Responding to a national crisis like Covid-19 takes a team – a team made up of not just teaching professionals, but experts in school business management too.

Never has health and safety, estate management, and relationships with families, been so front and centre in the need to support young people access their education.

Throughout this crisis school business leaders have been the quiet heroes. They have been getting on with their work behind the scenes, helping to make sure schools can deliver all that is asked of them and more.

The challenges they have faced have been immense. School business leaders (SBLs) and their teams have had to grapple with the disaster that was the government’s free school meal voucher scheme, and are now facing the arduous processing of trying to claim back a fraction of the costs that schools are incurring.

Never has health and safety, estate management, and relationships with families, been so front and centre in the need to support pupils

They are trying to navigate the still unknown funding situation they face in September – trying to provide answers to heads and governors, with information that just isn’t there from government.

They are trying to find ways to make an already tight budget stretch that little bit further to meet the costs of making schools safe places for pupils and staff alike.

And at the end of all of that, what’s their reward?

To once again be overlooked when it comes to a proper pay settlement. The announcement this week on pay for teachers and other school leaders, which does not include SBLs, just serves as another reminder that the work they do often feels as if it is unrecognised and unvalued by government.

Yet without them, we know that the amazing responses we’ve seen in schools over the last few months just couldn’t have occurred in the way that it has.

We’ve heard from numerous NAHT teaching members about the fantastic and vital work that their school business leaders and their teams have done, how critical this has been, and how they literally couldn’t have survived without them – and we’ve seen many celebrate their school business leaders as part of NAHT’s #aboveandbeyond campaign.

While there will, rightly, be a lot of frustration and concern from many leaders at the government’s decision to not fund the proposed pay award, let’s also take a minute to think about the colleagues who are conspicuous in these debates, only by their absence.

Ironically, it will be these colleagues who will now be busy over the summer trying to work out how, if at all, they can balance their budgets to ensure that teachers and other school leaders can, quite rightly, get their more than well-earned pay award – while they themselves are still left uncertain about what, if anything, they may be awarded. And some may even end up being paid on a par with colleagues who have far less experience and expertise.

Most SBLs responsible for leading the business functions of a school exercise a similar level of responsibility and accountability to their colleagues whose work is focused on teaching, learning and behaviour.

These roles are clearly different, but both are important. Where SBLs perform such leadership roles, then they should be remunerated on an equivalent pay scale – as school leaders they effectively deputise for elements of the head teacher’s or executive leaders’ role.
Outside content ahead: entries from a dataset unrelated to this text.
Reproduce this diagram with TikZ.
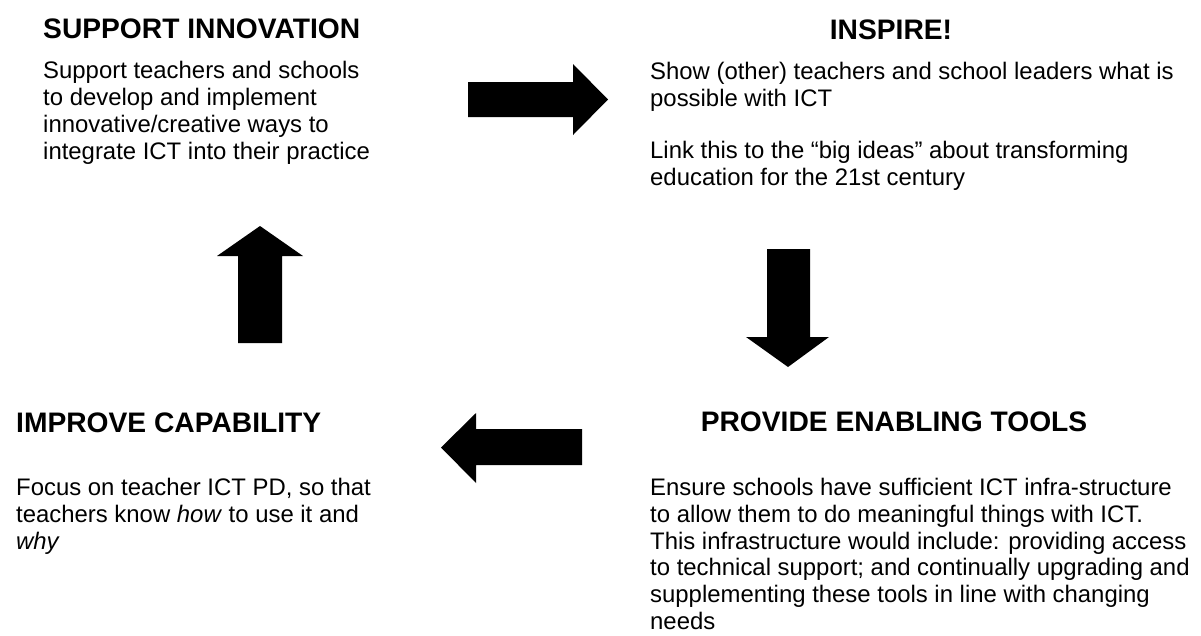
\documentclass[tikz,border=0pt]{standalone}
\usepackage{fontspec}
\setmainfont{Liberation Sans}
\begin{document}
\begin{tikzpicture}[x=1pt,y=-1pt,
  hd/.style={font=\fontsize{28.2}{30}\selectfont\bfseries, inner sep=0},
  bd/.style={font=\fontsize{23.9}{26.8}\selectfont, align=left, inner sep=0, anchor=base west},
  blockarrow/.style={fill=black, draw=none}]
\useasboundingbox (0,0) rectangle (1201,635);
% headings
\node[hd, anchor=base west] (h1) at (43,38) {SUPPORT INNOVATION};
\node[hd, anchor=base] (h2) at (891,39) {INSPIRE!};
\node[hd, anchor=base west] (h3) at (16,432) {IMPROVE CAPABILITY};
\node[hd, anchor=base] (h4) at (894,431) {PROVIDE ENABLING TOOLS};
% bodies (anchored at the baseline of their last line)
\node[bd] (b1) at (43,159) {Support teachers and schools\\to develop and implement\\innovative/creative ways to\\integrate ICT into their practice};
\node[bd] (b2a) at (650,106) {Show (other) teachers and school leaders what is\\possible with ICT};
\node[bd] (b2b) at (650,185.5) {Link this to the “big ideas” about transforming\\education for the 21st century};
\node[bd] (b3) at (16,549.5) {Focus on teacher ICT PD, so that\\teachers know \textit{how} to use it and\\\textit{why}};
\node[bd] (b4) at (650,629.5) {Ensure schools have sufficient ICT infra-structure\\to allow them to do meaningful things with ICT.\\This infrastructure would include: providing access\\to technical support; and continually upgrading and\\supplementing these tools in line with changing\\needs};
% block arrows
\fill[blockarrow] (468,82) -- (573,82) -- (573,64) -- (608,99.5) -- (573,135) -- (573,117) -- (468,117) -- cycle;
\fill[blockarrow] (767,249) -- (810,249) -- (810,337) -- (829,337) -- (788,367) -- (746,337) -- (767,337) -- cycle;
\fill[blockarrow] (582,429) -- (476,429) -- (476,413) -- (441,447.5) -- (476,483) -- (476,465) -- (582,465) -- cycle;
\fill[blockarrow] (238,343) -- (238,256) -- (217,256) -- (260,226) -- (303,256) -- (282,256) -- (282,343) -- cycle;
\end{tikzpicture}
\end{document}
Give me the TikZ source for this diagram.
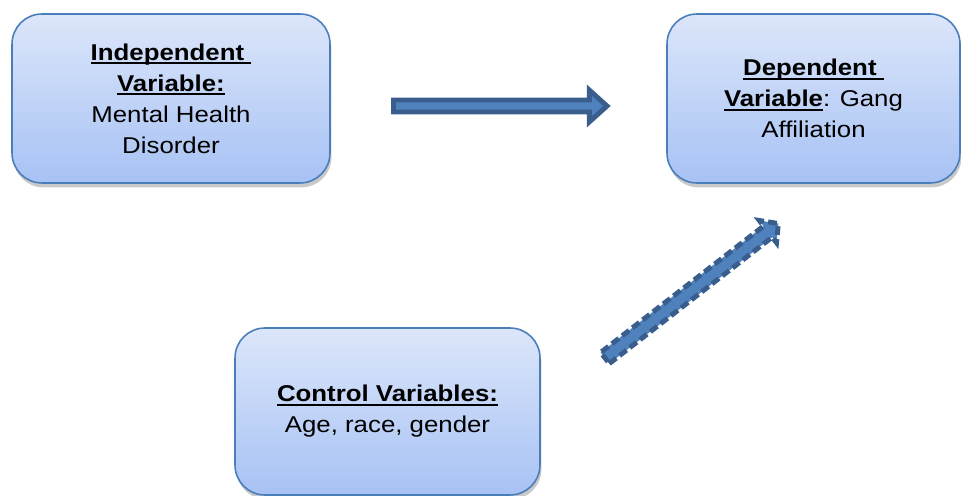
\documentclass[tikz,border=0pt]{standalone}
\usepackage{fontspec}
\setmainfont{Liberation Sans}[FakeStretch=1.13]
\usetikzlibrary{calc,shadows}

\definecolor{boxtop}{HTML}{DCE6FA}
\definecolor{boxbot}{HTML}{A7C2F4}
\definecolor{boxline}{HTML}{4A7EBB}
\definecolor{arrowfill}{HTML}{4F81BD}
\definecolor{arrowline}{HTML}{395E8D}

% thicker underline for the box titles
\newcommand\thickul[1]{\setbox0=\hbox{#1}\rlap{\rule[-2.4pt]{\wd0}{1.2pt}}\box0}
% block arrow between two named coordinates: (from)(to)(half shaft:half head:head length)
\def\blockarrow[#1](#2)(#3)(#4:#5:#6){\draw[#1] let \p1=($(#3)-(#2)$), \n1={atan2(\y1,\x1)}, \n2={veclen(\x1,\y1)} in [shift={(#2)}, rotate=\n1] (0pt,-#4) -- (\n2-#6,-#4) -- (\n2-#6,-#5) -- (\n2,0pt) -- (\n2-#6,#5) -- (\n2-#6,#4) -- (0pt,#4) -- cycle;}

\tikzset{
  varbox/.style={draw=boxline, line width=0.9pt, rounded corners=17pt,
    top color=boxtop, bottom color=boxbot, align=center,
    font=\fontsize{13}{17.6}\selectfont,
    drop shadow={shadow xshift=0.8pt, shadow yshift=-2.5pt, opacity=0.3, fill=black!70}},
  blockline/.style={fill=arrowfill, draw=arrowline, line width=2.8pt, line join=miter},
  dashline/.style={blockline, dash pattern=on 5pt off 2.4pt}
}

\begin{document}
\begin{tikzpicture}[x=0.02cm, y=-0.02cm]
			%%%%% START %%%%%
			\useasboundingbox (0, 0) rectangle (961, 496);
			
			\node[varbox, minimum width=6.36cm, minimum height=3.38cm] (indep) at (171, 98.5)
				{\thickul{\textbf{Independent~}}\\ \thickul{\textbf{Variable:}}\\ Mental Health\\ Disorder};
			\node[varbox, minimum width=5.86cm, minimum height=3.38cm] (dep) at (813.5, 98.5)
				{\thickul{\textbf{Dependent~}}\\ \thickul{\textbf{Variable}}: Gang\\ Affiliation};
			\node[varbox, minimum width=6.1cm, minimum height=3.34cm] (ctrl) at (387.5, 411.5)
				{\thickul{\textbf{Control Variables:}}\\ Age, race, gender};
			
			\coordinate (indepout) at (393.5, 106);
			\coordinate (depin) at (607, 106);
			\blockarrow[blockline](indepout)(depin)(3.4pt:9pt:10pt)
			
			\coordinate (ctrlout) at (605, 358);
			\coordinate (depdown) at (779, 223);
			\blockarrow[dashline](ctrlout)(depdown)(4pt:8pt:7.5pt)
			
			%%%%% END %%%%%
\end{tikzpicture}
\end{document}
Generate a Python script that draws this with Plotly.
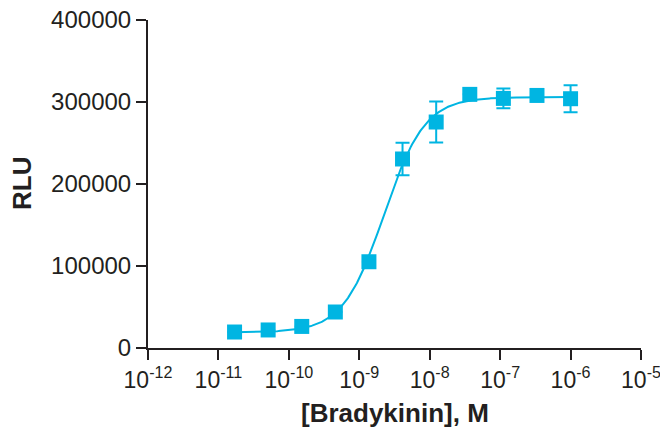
import numpy as np
import plotly.graph_objects as go

# Data
log_conc = [-10.771, -10.294, -9.817, -9.340, -8.863, -8.386, -7.908, -7.431, -6.954, -6.477, -6.000]
rlu = [19500, 22000, 26300, 43900, 105200, 230500, 275600, 309300, 304400, 308000, 304000]
rlu_err = [0, 0, 0, 0, 0, 19700, 25000, 0, 12000, 0, 16500]

# 4-parameter logistic fit parameters
fit_bottom = 19000
fit_top = 306000
fit_log_ec50 = -8.65
fit_hill = 1.5

tick_exps = [-12, -11, -10, -9, -8, -7, -6, -5]
y_ticks = [0, 100000, 200000, 300000, 400000]

conc = [10 ** v for v in log_conc]
xf_log = np.linspace(log_conc[0], log_conc[-1], 300)
yf = fit_bottom + (fit_top - fit_bottom) / (1 + 10 ** ((fit_log_ec50 - xf_log) * fit_hill))

color = "#00b5e2"
axcol = "#231f20"
FONT = "Liberation Sans, Arial, sans-serif"

fig = go.Figure()
fig.add_trace(go.Scatter(x=10 ** xf_log, y=yf, mode="lines",
                         line=dict(color=color, width=2), hoverinfo="skip", showlegend=False))
fig.add_trace(go.Scatter(x=conc, y=rlu, mode="markers",
                         marker=dict(symbol="square", size=15, color=color),
                         error_y=dict(type="data", array=rlu_err, visible=True,
                                      color=color, thickness=2, width=7),
                         showlegend=False))

# the page body has an 8px margin, so the figure is sized to the remaining area
fig.update_layout(
    width=660, height=424,
    margin=dict(l=140, r=27, t=12, b=84),
    paper_bgcolor="white", plot_bgcolor="white",
    font=dict(family=FONT, color=axcol, size=24),
)
fig.update_xaxes(
    type="log", range=[-12, -5],
    tickvals=[10 ** e for e in tick_exps],
    ticktext=[f"10<sup>{e}</sup>" for e in tick_exps],
    tickfont=dict(size=23), ticklabeloverflow="allow",
    showline=True, linecolor=axcol, linewidth=2,
    ticks="outside", ticklen=10, tickwidth=2, tickcolor=axcol,
    showgrid=False, zeroline=False, automargin=False,
)
fig.update_yaxes(
    range=[0, 400000],
    tickvals=y_ticks, ticktext=[str(v) for v in y_ticks],
    tickfont=dict(size=24), ticklabeloverflow="allow",
    showline=True, linecolor=axcol, linewidth=2,
    ticks="outside", ticklen=10, tickwidth=2, tickcolor=axcol,
    showgrid=False, zeroline=False, automargin=False,
)
fig.add_annotation(text="<b>[Bradykinin], M</b>", xref="paper", yref="paper",
                   x=0.5, y=0, xanchor="center", yanchor="middle", yshift=-65,
                   showarrow=False, font=dict(size=26, family=FONT, color=axcol))
fig.add_annotation(text="<b>RLU</b>", xref="paper", yref="paper",
                   x=0, y=0.5, xanchor="center", yanchor="middle", xshift=-126,
                   textangle=-90, showarrow=False, font=dict(size=26, family=FONT, color=axcol))

fig.write_html("out.html")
It is critical a new pay and conditions offer is developed for school business leaders

Yet for many SBLs their pay is determined by local government pay scale levels (either directly or indirectly as a benchmark figure), that do not offer sufficient flexibility to recognise the status and seniority of an SBL role, nor do they take account of the growth in the scope and responsibility of school business leaders’ roles over recent years.

In addition, many school business leaders are paid on term-time only contracts, despite the fact that many will be required to supervise work, such as building programmes during the school holidays, in order to minimise disruption, resulting in them having to work unpaid overtime – this has, as you might imagine, been exacerbated over the last few months.

It is therefore critical that a new pay and conditions offer is developed for school business leaders, one which recognises the value they bring to the system and delivers parity and equity.

This is why NAHT has pressed the government for a number of years to develop a national pay scale for school business leaders which aligns with the leadership scales within the school teachers’ pay and conditions document (STPCD), or better yet, an amendment of the STPCD itself to include a school business leadership scale.

This week should have been an opportunity for the government to reset the agenda, to properly recognise and reward all who work in education, and to ensure that the critical role that school leaders, in all their various guises, have played over the past few months is properly rewarded and recognised. But once again the government seems to have missed this opportunity.